Friday, April 17, 2015

The Game that Broke My Win Probability Model

On the eve of the playoffs, I take a look at the most improbable game of the 2014-15 NBA regular season.

Earlier this year, I rolled out an improved version of my NBA win probability model. The new model resulted in better predictive accuracy in out of sample testing. It also reduced the number of "impossible" comebacks. Prior to the upgrade, there were several games in which a team with a win probability of zero ultimately came back to win the game. This would indicate an overconfident model.

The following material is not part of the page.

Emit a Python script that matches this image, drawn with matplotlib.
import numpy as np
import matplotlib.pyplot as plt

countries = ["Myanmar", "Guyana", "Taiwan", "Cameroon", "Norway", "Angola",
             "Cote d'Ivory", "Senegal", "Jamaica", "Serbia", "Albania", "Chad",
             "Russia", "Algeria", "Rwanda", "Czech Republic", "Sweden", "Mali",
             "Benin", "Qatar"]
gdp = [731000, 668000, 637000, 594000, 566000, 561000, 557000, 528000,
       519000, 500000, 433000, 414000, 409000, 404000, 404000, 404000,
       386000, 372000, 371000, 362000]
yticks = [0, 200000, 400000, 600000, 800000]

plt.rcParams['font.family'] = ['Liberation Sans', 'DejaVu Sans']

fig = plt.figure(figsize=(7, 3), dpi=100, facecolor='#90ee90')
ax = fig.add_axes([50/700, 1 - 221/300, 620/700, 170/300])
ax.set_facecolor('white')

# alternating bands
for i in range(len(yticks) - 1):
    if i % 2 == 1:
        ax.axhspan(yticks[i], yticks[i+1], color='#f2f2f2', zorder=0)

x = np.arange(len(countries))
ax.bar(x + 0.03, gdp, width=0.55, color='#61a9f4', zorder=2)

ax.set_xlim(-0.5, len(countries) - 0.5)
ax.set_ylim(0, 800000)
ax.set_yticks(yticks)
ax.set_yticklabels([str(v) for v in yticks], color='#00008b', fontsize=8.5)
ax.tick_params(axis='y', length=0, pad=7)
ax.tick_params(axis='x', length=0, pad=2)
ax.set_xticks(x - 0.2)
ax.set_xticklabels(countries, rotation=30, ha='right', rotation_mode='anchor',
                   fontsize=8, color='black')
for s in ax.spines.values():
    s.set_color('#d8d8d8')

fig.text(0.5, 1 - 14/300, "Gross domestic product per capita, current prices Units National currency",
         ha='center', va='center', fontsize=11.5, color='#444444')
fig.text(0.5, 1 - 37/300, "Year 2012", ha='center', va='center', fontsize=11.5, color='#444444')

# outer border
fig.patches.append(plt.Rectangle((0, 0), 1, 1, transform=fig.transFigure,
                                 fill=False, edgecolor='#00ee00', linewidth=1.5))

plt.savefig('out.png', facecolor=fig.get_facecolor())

After the new model was rolled out, most of those "impossible" comebacks were downgraded to merely "improbable". Except for one.

On November 13, the Memphis Grizzlies trailed the Sacramento Kings by one point, with six seconds left in regulation. With two seconds left, the Grizzlies' Zach Randolph missed a 7 foot shot that would have given Memphis the lead. The Kings' Ben McLemore pulled down the rebound with 0.9 seconds left in the game.

At this point, the Kings have the lead, possession, and just nine tenths of second left on the clock. My win probability model pronounced the Grizzlies dead. Odds of winning: 0%.

McLemore is immediately fouled, but not before 0.3 more seconds tick off the clock. But McLemore misses both free throws and Randolph gets the rebound off the second miss. An additional 0.3 seconds bleed off the clock, but the Grizzlies have a pulse: they have the ball, and 0.3 seconds of game time to do something with it. Their win probability rises, zombie-like, to 5%.

After a timeout that advanced the ball to the Grizzlies side of the court, this happened:

Here is the complete win probability graph:

This game was stupid-ridiculous. The Grizzlies trailed by 26 points early in the second quarter (win probability 6.9%). The deficit was 20 points late in the third (win probability: 1.9%). And with 7:37 left in the fourth quarter, the Grizzlies were behind by 18. Their win probability was a barely finite 0.4%.

You can use the Top Games Finder to find other improbable comebacks for any game over the past four seasons. Filter by team, date, and regular season vs. playoffs.


  1. The logistic model your're using for the bulk of the game should never give a 0% win probability estimate. Perhaps there's some oversight in the late game decision tree that you set up to handle the closing moments. (0% isn't an outrageous an estimate for the win probability in that context, but with this example in front of me it seems a little low.)

    I'm a little surprised that the game that should have cost Mark Jackson his job ( is only the third biggest comeback in the game finder.

    1. True. The raw probabilities never go to zero. But since I round to four decimal places, the rounded versions do. So saying my win probability model was "broken" may be a bit dramatic.

      Part of the issue is that my model doesn't have game time at the tenth of second level. So all situations between 1.0 and 0.1 seconds are counted equally (McLemore got the rebound at 0.9 seconds, but the model doesn't know that).

    2. Yeah. There's a world of difference between 0.9 and 0.0. Similarly, there's a world of difference between 1 yard and 1 inch on fourth down in football.

      I do think the win probability there should have been closer to 0.005.

      Two missed free throws is around 1/16, the defensive rebound is around 3/4, and let's say the closing shot is 1/15 for an aggregate of chance of 1/320, and they could still have tied if one free throw went in.

    3. How do you come up with a 1/320 chance, Nate? Just curious

    4. I thought that was clear, just multiply out the fractions:

      1/16 * 3/4 * 1/15 = 1/16 * 1/4 * 1/5 = 1/320.